Irregularities in Regular Expressions

[Brantley Harris]

Type this into your javascript console, you'll notice it prints out
false.
r = new RegExp("\\\\", "g"); r.test('\\') == r.test('\\');

What is going on here?

Without the global flag it will print true, as expected:
r = new RegExp("\\\\"); r.test('\\') == r.test('\\');

But with the flag it will alternate:
r = new RegExp("\\\\", "g");
r.test('\\') --> true
r.test('\\') --> false
r.test('\\') --> true

I have tried this in both Firefox and Safari. Am I going insane? Can
anyone explain this?

 

[Thomas 'PointedEars' Lahn]

Type this into your javascript console,

The term "javascript console" would normally need to be defined by an OP as
there is not only one ECMAScript implementation named "javascript", and
behavior may and is known to vary between implementations; especially with
RegExp objects.

you'll notice it prints out false.
r = new RegExp("\\\\", "g"); r.test('\\') == r.test('\\');

What is going on here?

Without the global flag it will print true, as expected:
r = new RegExp("\\\\"); r.test('\\') == r.test('\\');

But with the flag it will alternate:
r = new RegExp("\\\\", "g");
r.test('\\') --> true
r.test('\\') --> false
r.test('\\') --> true

I have tried this in both Firefox and Safari. Am I going insane?

Hopefully not.

Can anyone explain this?

Yes.

Your Regular Expression, that the RegExp object referred to by `r'
encapsulates, matches one literal backslash. There is only one backslash in
the string to be tested each (the first and only argument of the test()
call, respectively), and you are reusing the same RegExp object, which has
its global property set to `true' per the constructor call.

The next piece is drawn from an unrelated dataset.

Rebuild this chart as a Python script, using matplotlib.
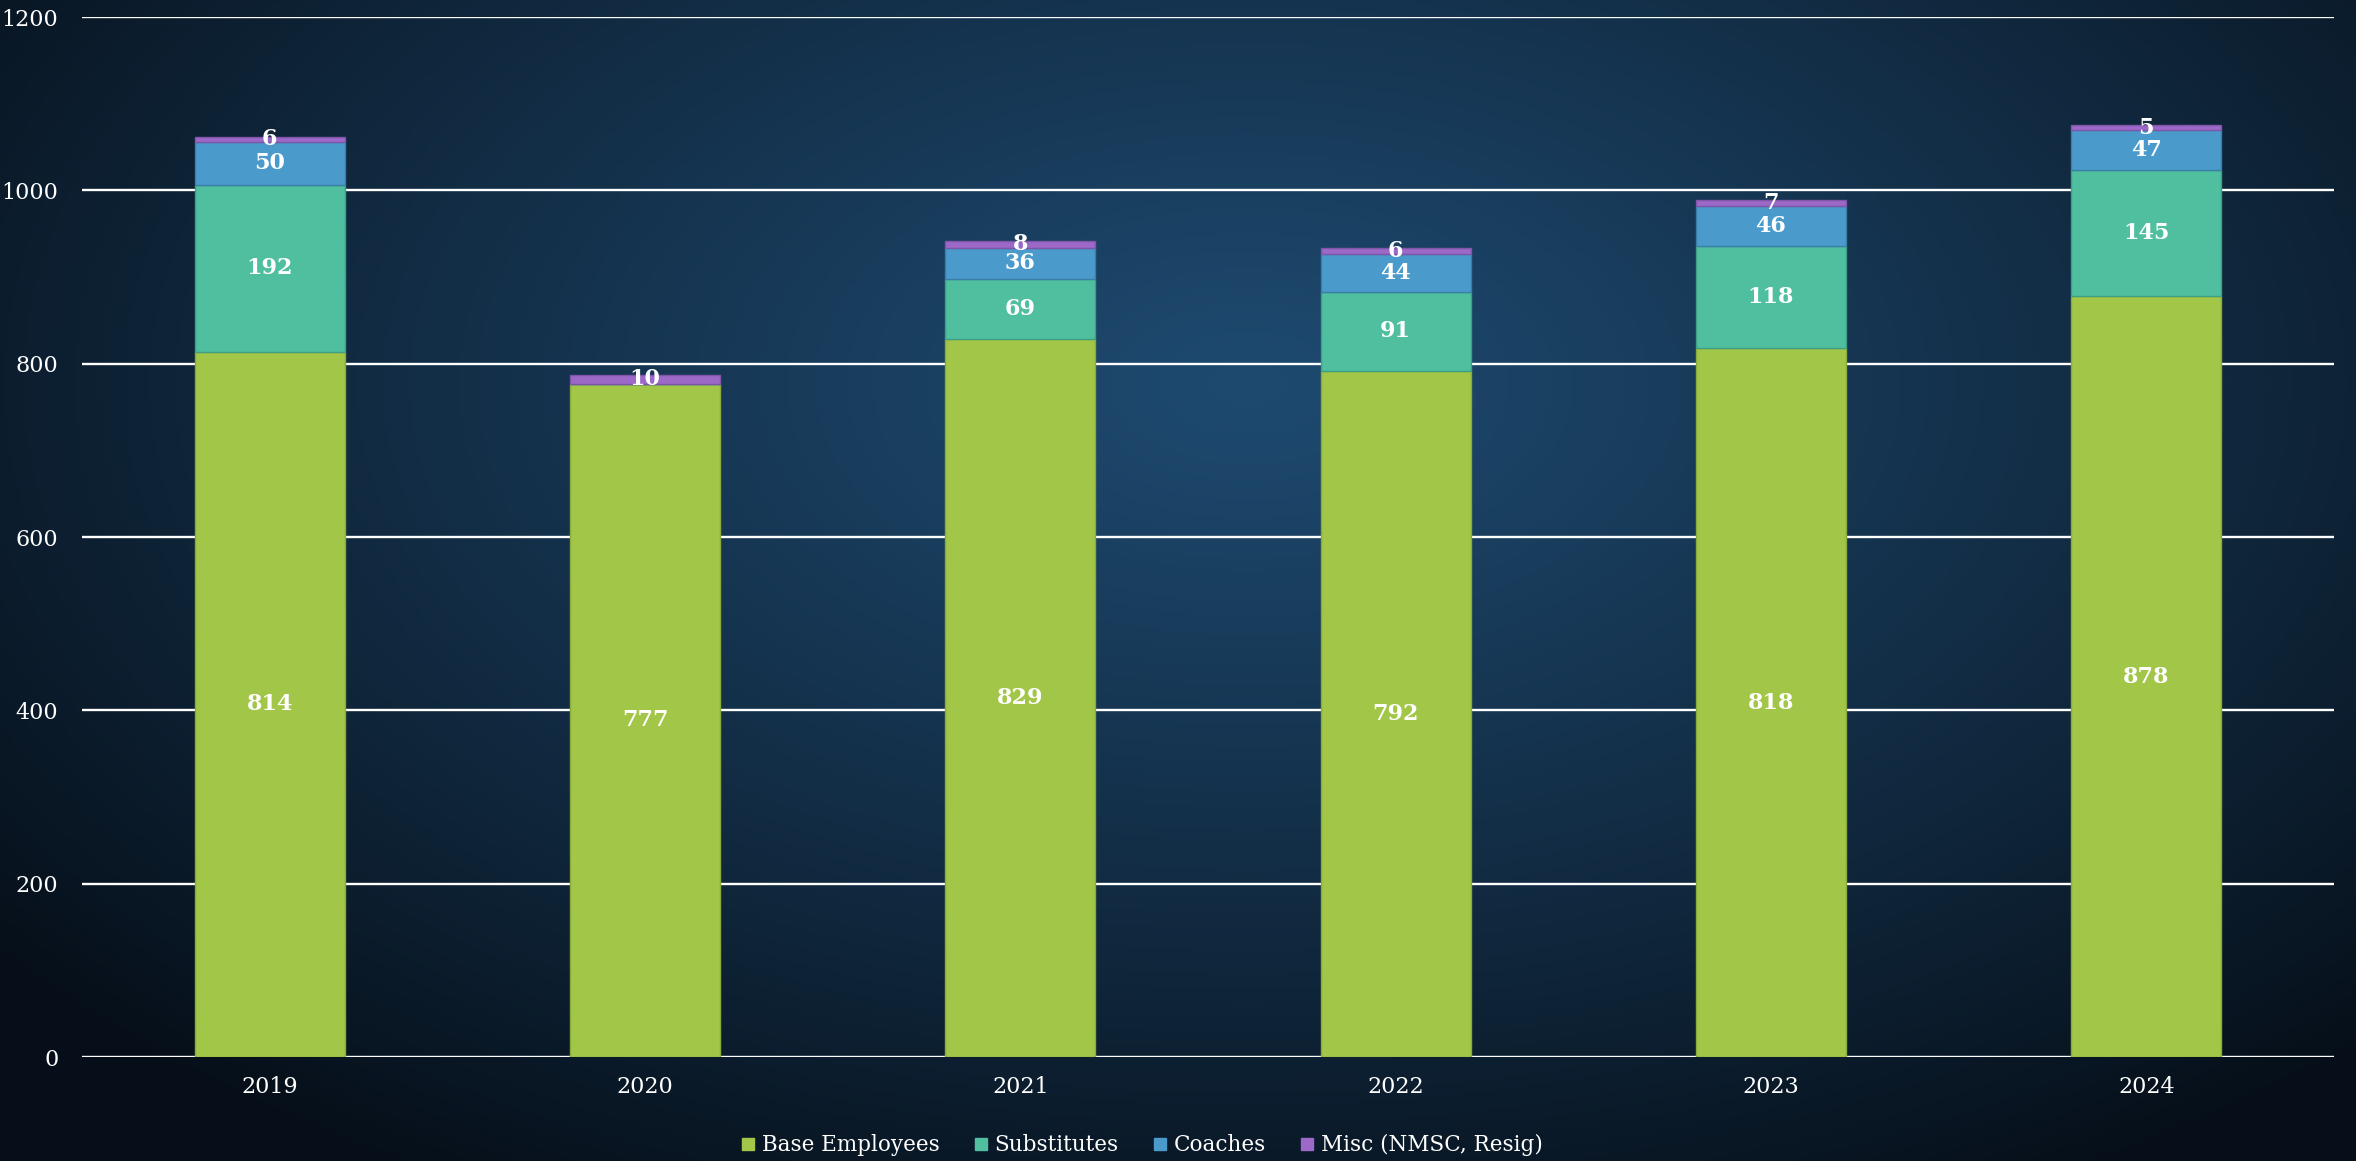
import numpy as np
import matplotlib
matplotlib.use("Agg")
import matplotlib.pyplot as plt
from matplotlib.lines import Line2D

years = ["2019", "2020", "2021", "2022", "2023", "2024"]
base = [814, 777, 829, 792, 818, 878]
subs = [192, 0, 69, 91, 118, 145]
coaches = [50, 0, 36, 44, 46, 47]
misc = [6, 10, 8, 6, 7, 5]

names = ["Base Employees", "Substitutes", "Coaches", "Misc (NMSC, Resig)"]
colors = ["#a2c647", "#4fbf9f", "#4a9bcb", "#9c69c9"]
edges = ["#8aab3a", "#3f9e86", "#3a7fa8", "#7f55a8"]

plt.rcParams["font.family"] = ["DejaVu Serif"]

fig = plt.figure(figsize=(23.56, 11.61), dpi=100)

# background: dark blue radial glow
bg = fig.add_axes([0, 0, 1, 1], zorder=-10)
gx, gy = np.meshgrid(np.linspace(0, 1, 600), np.linspace(0, 1, 300))
r = np.sqrt(((gx - 0.53) / 0.68) ** 2 + ((gy - 0.33) / 0.8) ** 2)
t = np.clip(r, 0, 1) ** 1.1
c_in = np.array([30, 74, 112]) / 255
c_out = np.array([6, 15, 25]) / 255
img = c_in[None, None, :] * (1 - t[..., None]) + c_out[None, None, :] * t[..., None]
bg.imshow(img, aspect="auto", extent=[0, 1, 0, 1], origin="upper")
bg.axis("off")

ax = fig.add_axes([82 / 2356, 1 - 1057 / 1161, (2334 - 82) / 2356, (1057 - 17) / 1161])
ax.patch.set_alpha(0)

x = np.arange(len(years))
series = [base, subs, coaches, misc]
bottom = np.zeros(len(years))
for vals, name, c, ec in zip(series, names, colors, edges):
    bars = ax.bar(x, vals, 0.4, bottom=bottom, color=c, edgecolor=ec, linewidth=1.0,
                  label=name, zorder=3)
    labels = [str(v) if v > 0 else "" for v in vals]
    ax.bar_label(bars, labels=labels, label_type="center", color="white",
                 fontsize=16, fontweight="bold", zorder=4)
    bottom += np.array(vals)

ax.set_xlim(-0.5, len(years) - 0.5)
ax.set_ylim(0, 1200)
ax.set_yticks(range(0, 1201, 200))
ax.set_xticks(x)
ax.set_xticklabels(years)
ax.grid(axis="y", color="white", linewidth=1.7, zorder=1)
ax.set_axisbelow(True)
for s in ax.spines.values():
    s.set_visible(False)
ax.tick_params(axis="y", length=0, pad=17, labelsize=16, labelcolor="white")
ax.tick_params(axis="x", length=0, pad=14, labelsize=16, labelcolor="white")

handles = [Line2D([], [], marker="s", linestyle="none", markersize=8,
                  markerfacecolor=c, markeredgecolor=c) for c in colors]
fig.legend(handles, names, loc="center", bbox_to_anchor=(1142 / 2356, 1 - 1145 / 1161),
           ncol=4, frameon=False, fontsize=15.5, labelcolor="white",
           handlelength=0.6, handletextpad=0.35, columnspacing=1.6)

fig.savefig("out.png", dpi=100)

As RegExp.prototype.test() calls RegExp.prototype.exec() and that must
return `null' if there are no more matches and the `global' property has the
value `true' (step 6 of its specified algorithm)¹, the first call to
r.test() returns `true', but the second one returns `false'².

See the ECMAScript Language Specification, Edition 3 Final:

| 15.10.6.3 RegExp.prototype.test(string)
|
| Equivalent to the expression RegExp.prototype.exec(string) != null.

And `(true == false)' results in `false' (section 11.9.1).


PointedEars
___________
¹ If that were not so, the useful loop `while ((m = /x/g.exec(s)))' would
never terminate in implementations of said ECMAScript Edition.
² Consequently, the next call would return `true' again as the lastIndex
value would be reset to 0 and there would be a match at index 0.